(Short task):
Quote word for word the lines below, beginning with the first and ending with the one that has "885, 918, 935, 950, 965, 980, 995, 1008]". Drop the pictures.

(Collected data):
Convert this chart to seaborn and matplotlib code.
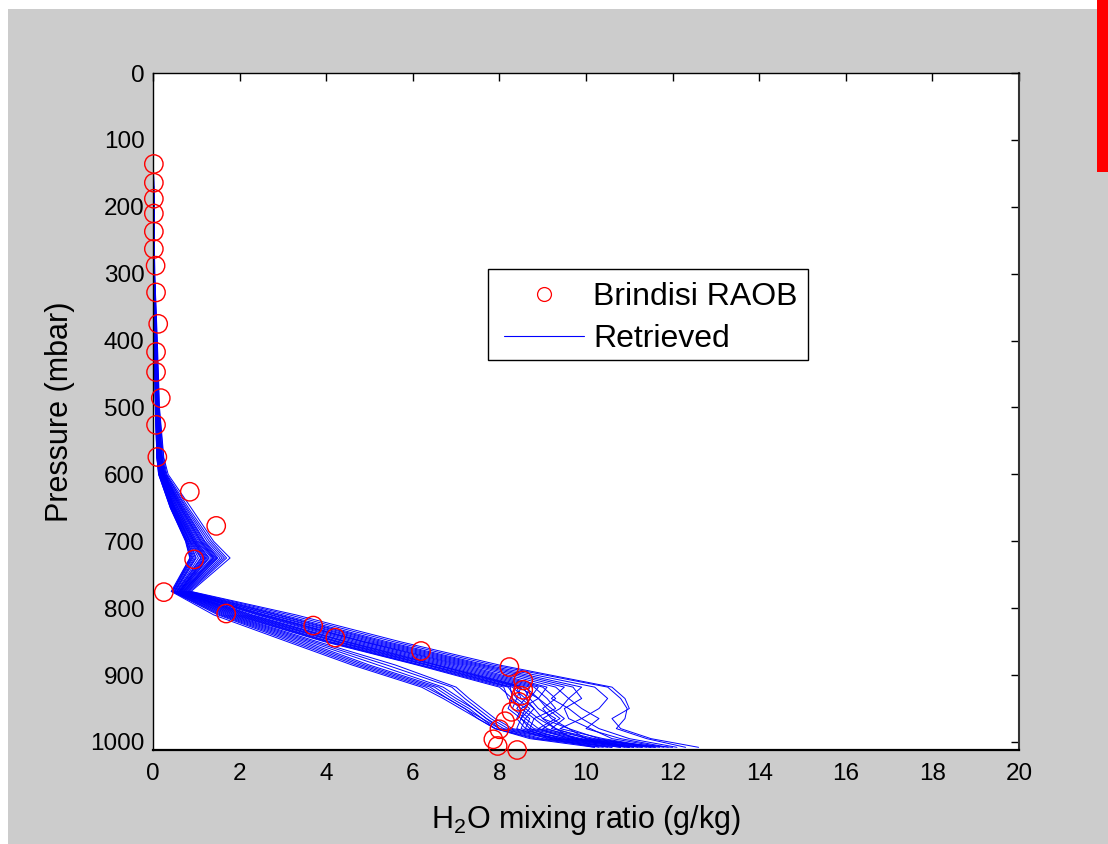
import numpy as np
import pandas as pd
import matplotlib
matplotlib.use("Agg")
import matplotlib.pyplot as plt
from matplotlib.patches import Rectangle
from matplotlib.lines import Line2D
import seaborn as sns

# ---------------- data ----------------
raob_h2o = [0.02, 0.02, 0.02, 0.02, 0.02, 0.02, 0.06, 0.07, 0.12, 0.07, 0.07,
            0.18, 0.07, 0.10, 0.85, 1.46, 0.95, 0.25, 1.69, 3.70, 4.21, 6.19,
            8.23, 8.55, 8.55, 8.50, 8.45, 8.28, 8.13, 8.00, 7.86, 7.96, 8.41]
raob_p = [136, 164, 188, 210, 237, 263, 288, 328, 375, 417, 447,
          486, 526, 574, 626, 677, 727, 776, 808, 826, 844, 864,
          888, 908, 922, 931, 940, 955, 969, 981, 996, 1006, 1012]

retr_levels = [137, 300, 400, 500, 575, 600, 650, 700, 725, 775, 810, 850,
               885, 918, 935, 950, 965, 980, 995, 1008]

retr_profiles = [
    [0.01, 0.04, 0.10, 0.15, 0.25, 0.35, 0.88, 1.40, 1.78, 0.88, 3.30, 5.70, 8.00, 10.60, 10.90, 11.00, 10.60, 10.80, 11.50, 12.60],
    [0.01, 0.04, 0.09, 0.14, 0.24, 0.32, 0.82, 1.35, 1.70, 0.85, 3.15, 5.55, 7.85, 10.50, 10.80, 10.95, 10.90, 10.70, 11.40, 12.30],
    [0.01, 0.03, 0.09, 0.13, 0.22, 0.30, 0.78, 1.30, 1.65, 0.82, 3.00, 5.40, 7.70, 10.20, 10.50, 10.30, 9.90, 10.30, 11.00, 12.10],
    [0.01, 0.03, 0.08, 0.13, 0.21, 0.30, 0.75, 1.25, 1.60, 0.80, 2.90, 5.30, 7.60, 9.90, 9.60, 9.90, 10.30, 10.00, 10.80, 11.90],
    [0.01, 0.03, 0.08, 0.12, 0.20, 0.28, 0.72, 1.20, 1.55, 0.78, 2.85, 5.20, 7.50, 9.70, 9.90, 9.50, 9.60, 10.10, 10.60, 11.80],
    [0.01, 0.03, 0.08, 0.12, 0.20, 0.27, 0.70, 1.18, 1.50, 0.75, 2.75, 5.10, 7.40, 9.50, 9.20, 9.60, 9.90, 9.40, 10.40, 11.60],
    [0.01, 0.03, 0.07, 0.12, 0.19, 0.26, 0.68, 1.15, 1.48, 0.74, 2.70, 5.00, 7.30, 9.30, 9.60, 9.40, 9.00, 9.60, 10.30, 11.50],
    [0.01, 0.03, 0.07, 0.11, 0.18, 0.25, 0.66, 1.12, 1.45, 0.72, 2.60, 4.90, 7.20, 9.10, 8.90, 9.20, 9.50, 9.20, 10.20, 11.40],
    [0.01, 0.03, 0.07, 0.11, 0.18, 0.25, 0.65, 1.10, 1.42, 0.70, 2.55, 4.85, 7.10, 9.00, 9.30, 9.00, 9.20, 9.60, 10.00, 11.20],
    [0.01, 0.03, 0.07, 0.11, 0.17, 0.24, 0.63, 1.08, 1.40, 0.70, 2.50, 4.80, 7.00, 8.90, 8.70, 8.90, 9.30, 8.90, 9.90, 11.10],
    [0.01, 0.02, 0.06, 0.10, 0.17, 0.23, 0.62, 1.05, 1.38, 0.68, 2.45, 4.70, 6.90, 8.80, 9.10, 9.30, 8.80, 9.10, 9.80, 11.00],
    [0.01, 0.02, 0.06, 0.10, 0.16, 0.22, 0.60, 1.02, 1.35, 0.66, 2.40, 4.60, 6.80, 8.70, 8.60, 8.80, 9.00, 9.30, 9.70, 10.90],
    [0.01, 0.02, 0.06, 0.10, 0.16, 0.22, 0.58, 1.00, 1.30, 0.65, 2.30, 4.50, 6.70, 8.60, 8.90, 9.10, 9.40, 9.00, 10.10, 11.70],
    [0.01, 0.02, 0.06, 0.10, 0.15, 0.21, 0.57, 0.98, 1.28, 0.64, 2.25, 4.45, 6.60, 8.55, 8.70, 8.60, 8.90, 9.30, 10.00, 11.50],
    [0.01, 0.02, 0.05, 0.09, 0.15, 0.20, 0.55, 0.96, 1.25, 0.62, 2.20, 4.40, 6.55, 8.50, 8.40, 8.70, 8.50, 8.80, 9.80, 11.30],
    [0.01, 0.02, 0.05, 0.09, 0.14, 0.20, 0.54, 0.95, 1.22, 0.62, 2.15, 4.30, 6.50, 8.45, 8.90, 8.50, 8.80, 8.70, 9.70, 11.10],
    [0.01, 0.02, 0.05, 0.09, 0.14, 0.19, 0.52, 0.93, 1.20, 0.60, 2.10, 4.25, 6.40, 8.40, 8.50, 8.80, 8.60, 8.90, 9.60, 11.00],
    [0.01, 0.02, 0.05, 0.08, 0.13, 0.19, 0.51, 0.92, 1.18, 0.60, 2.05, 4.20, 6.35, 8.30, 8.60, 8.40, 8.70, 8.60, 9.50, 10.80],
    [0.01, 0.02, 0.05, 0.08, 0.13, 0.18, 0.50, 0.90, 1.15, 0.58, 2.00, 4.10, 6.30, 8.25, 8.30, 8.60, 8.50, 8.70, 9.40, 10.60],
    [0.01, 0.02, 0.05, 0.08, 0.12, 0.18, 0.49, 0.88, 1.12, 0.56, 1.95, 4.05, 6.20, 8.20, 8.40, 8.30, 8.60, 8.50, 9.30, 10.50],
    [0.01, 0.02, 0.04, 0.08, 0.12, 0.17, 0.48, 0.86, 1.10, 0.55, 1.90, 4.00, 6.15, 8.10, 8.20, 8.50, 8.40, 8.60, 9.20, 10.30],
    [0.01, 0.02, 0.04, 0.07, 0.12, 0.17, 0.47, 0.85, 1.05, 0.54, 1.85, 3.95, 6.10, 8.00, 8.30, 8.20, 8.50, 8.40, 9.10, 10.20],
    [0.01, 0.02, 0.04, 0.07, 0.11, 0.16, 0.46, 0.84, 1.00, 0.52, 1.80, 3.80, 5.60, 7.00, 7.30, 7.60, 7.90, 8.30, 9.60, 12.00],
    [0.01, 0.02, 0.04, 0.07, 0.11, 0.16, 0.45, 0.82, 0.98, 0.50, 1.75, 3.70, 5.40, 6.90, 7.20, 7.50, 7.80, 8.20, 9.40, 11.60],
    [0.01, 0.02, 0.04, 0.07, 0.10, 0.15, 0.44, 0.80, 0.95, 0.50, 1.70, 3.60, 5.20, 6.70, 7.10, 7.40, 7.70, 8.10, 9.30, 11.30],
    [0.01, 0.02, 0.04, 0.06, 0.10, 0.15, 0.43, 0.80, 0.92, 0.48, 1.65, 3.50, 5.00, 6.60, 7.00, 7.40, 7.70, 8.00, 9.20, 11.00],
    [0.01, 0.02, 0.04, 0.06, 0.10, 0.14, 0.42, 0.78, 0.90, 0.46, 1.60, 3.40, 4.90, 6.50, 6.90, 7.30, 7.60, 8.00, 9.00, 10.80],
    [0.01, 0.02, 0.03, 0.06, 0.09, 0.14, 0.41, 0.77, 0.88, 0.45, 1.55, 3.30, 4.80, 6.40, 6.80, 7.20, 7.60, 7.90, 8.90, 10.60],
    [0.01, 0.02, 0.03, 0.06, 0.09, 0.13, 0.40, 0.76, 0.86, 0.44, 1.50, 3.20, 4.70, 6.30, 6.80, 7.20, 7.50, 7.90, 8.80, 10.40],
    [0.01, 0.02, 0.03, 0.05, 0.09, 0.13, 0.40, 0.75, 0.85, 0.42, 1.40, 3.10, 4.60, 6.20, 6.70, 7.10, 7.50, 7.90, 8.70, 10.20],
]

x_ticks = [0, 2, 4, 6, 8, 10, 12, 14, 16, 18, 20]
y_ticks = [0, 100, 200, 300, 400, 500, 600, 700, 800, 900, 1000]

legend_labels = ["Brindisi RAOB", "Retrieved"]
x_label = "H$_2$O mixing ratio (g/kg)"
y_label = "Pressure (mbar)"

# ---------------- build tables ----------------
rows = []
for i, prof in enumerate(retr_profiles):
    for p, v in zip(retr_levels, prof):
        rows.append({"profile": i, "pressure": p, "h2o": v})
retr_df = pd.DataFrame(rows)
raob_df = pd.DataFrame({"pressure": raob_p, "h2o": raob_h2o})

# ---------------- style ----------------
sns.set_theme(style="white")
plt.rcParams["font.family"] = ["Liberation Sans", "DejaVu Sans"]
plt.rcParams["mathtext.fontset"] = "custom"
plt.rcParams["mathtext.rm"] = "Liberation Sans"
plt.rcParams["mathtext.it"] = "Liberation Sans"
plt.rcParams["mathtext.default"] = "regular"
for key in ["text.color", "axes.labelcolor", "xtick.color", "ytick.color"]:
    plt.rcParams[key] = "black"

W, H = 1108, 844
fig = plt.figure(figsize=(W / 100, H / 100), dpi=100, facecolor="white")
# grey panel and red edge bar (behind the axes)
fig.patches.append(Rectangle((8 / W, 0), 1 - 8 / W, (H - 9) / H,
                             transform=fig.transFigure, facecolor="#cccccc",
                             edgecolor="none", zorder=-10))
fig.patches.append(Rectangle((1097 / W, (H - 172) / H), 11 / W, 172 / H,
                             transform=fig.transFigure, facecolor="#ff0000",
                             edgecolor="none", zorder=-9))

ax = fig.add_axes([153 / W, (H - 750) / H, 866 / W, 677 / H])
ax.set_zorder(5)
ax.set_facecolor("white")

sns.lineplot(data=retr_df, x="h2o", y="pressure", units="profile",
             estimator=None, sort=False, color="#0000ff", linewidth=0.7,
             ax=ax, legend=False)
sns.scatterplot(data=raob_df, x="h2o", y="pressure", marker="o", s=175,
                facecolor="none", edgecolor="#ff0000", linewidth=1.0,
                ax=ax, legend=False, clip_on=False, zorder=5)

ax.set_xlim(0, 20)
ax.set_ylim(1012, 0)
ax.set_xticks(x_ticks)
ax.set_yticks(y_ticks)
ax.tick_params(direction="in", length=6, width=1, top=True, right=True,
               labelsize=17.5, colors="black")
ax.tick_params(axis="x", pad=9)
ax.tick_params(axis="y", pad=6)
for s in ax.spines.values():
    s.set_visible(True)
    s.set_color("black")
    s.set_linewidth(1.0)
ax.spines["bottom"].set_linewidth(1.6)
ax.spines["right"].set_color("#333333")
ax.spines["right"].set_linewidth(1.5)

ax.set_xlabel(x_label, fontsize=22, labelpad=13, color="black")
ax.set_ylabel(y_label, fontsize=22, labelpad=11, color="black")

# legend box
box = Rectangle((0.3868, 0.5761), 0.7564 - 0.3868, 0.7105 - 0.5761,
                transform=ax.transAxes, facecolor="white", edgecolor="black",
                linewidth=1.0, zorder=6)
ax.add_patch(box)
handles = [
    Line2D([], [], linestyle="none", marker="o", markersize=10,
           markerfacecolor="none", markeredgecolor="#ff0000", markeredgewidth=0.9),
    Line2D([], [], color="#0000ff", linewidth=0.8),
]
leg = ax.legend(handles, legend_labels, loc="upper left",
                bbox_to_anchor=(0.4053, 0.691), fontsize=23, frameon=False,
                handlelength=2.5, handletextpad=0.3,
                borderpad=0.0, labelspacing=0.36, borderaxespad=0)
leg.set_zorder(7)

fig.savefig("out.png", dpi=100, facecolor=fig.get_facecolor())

(Solution):
Convert this chart to seaborn and matplotlib code.
import numpy as np
import pandas as pd
import matplotlib
matplotlib.use("Agg")
import matplotlib.pyplot as plt
from matplotlib.patches import Rectangle
from matplotlib.lines import Line2D
import seaborn as sns

# ---------------- data ----------------
raob_h2o = [0.02, 0.02, 0.02, 0.02, 0.02, 0.02, 0.06, 0.07, 0.12, 0.07, 0.07,
            0.18, 0.07, 0.10, 0.85, 1.46, 0.95, 0.25, 1.69, 3.70, 4.21, 6.19,
            8.23, 8.55, 8.55, 8.50, 8.45, 8.28, 8.13, 8.00, 7.86, 7.96, 8.41]
raob_p = [136, 164, 188, 210, 237, 263, 288, 328, 375, 417, 447,
          486, 526, 574, 626, 677, 727, 776, 808, 826, 844, 864,
          888, 908, 922, 931, 940, 955, 969, 981, 996, 1006, 1012]

retr_levels = [137, 300, 400, 500, 575, 600, 650, 700, 725, 775, 810, 850,
               885, 918, 935, 950, 965, 980, 995, 1008]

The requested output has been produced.